Retail news round-up on January 6, 2016: City regulator to probe Home Retail share trading, Dunnes Stores parts way with auditor E&Y and Next's Israel plans.
City watchdog likely to probe trading in Home Retail shares
The Financial Conduct Authority is likely to probe Home Retail share trading after they leapt by almost 16% during morning trade, before Sainsbury confirmed it was interested in acquiring the owner of Argos and Homebase.
Traders said the jump indicated there had been a leak into the market about the grocer’s £1bn takeover bid for Home Retail.
However, it is understood that Sainsbury’s was prompted to disclose its tilt at Home Retail, which it made in November, by the Takeover Panel as a direct result of the movement in the Argos-owner’s shares.
Next considers opening slew of Israeli stores
Fashion chain Next is looking to open a clutch of shops in Israel, after launching a successful line of deliveries to the country few years ago.
The retailer, on its website, has announced that it is seeking local franchise holders for store openings.
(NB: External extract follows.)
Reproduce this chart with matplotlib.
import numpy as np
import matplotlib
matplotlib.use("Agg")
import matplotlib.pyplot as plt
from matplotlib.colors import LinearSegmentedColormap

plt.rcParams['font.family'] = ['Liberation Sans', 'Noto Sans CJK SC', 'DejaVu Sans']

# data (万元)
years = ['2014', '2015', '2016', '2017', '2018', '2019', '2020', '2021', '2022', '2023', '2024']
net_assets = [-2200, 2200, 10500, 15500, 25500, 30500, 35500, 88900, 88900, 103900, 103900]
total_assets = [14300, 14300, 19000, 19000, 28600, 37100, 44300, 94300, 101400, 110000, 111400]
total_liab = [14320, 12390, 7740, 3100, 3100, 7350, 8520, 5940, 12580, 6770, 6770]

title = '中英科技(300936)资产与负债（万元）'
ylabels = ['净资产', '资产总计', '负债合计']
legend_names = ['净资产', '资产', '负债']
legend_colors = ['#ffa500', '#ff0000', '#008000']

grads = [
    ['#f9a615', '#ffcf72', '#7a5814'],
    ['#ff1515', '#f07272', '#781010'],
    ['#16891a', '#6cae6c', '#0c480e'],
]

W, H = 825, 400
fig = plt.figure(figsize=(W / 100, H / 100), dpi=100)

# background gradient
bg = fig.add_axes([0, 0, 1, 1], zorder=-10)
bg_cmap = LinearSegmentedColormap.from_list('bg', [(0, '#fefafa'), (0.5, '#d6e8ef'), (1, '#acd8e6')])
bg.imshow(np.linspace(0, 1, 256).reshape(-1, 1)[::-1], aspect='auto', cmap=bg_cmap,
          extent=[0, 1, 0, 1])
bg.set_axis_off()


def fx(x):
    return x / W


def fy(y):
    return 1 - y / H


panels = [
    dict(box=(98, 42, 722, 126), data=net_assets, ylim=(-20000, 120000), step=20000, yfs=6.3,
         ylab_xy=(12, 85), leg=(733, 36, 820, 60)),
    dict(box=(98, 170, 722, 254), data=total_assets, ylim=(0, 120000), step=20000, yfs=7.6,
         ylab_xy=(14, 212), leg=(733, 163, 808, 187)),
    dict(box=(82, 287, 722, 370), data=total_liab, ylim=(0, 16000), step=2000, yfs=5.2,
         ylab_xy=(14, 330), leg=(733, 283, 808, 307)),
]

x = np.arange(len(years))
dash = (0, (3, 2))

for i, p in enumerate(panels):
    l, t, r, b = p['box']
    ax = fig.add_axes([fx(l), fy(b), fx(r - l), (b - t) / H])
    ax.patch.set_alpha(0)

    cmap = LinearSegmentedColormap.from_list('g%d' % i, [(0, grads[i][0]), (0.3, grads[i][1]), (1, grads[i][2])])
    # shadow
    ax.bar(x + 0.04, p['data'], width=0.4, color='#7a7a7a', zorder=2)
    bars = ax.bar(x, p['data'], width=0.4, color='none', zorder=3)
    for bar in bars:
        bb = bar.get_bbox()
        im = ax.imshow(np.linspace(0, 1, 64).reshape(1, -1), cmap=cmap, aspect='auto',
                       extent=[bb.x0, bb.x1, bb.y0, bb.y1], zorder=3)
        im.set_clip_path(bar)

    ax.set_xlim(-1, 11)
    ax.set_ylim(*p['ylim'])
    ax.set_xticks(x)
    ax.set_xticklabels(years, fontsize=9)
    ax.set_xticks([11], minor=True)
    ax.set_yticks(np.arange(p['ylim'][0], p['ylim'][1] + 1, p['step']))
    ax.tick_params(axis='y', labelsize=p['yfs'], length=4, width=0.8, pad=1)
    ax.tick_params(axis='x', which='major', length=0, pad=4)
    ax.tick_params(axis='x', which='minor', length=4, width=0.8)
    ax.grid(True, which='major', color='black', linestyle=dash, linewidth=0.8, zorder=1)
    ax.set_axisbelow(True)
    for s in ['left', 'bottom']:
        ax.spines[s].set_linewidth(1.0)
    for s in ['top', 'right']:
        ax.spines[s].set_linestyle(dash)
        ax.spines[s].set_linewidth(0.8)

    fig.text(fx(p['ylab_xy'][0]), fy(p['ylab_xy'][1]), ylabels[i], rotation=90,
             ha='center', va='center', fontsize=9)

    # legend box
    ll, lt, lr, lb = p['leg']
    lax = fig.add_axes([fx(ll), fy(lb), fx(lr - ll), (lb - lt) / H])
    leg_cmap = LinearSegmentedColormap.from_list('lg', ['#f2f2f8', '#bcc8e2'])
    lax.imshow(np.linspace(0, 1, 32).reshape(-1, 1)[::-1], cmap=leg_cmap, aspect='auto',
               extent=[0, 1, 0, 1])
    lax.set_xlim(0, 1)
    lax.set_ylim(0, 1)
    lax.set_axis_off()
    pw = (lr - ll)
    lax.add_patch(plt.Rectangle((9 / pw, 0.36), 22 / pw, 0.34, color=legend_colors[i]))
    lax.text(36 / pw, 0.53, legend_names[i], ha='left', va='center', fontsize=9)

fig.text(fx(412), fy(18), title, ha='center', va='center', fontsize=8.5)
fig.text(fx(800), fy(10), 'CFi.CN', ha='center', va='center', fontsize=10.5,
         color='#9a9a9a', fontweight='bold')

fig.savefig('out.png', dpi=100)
"Next has a growing number of international franchise stores in the Middle East, Europe, and the Far East with experienced retail fashion companies. If you are interested in a franchise opportunity with Next, contact us," the company's website announcement reads.
This move could rival not only with domestic players like Castro Model, Golf & Co, Fox-Wizel and Shilav, but also international chains that have recently entered the country, such as The Children's Place and Carter's.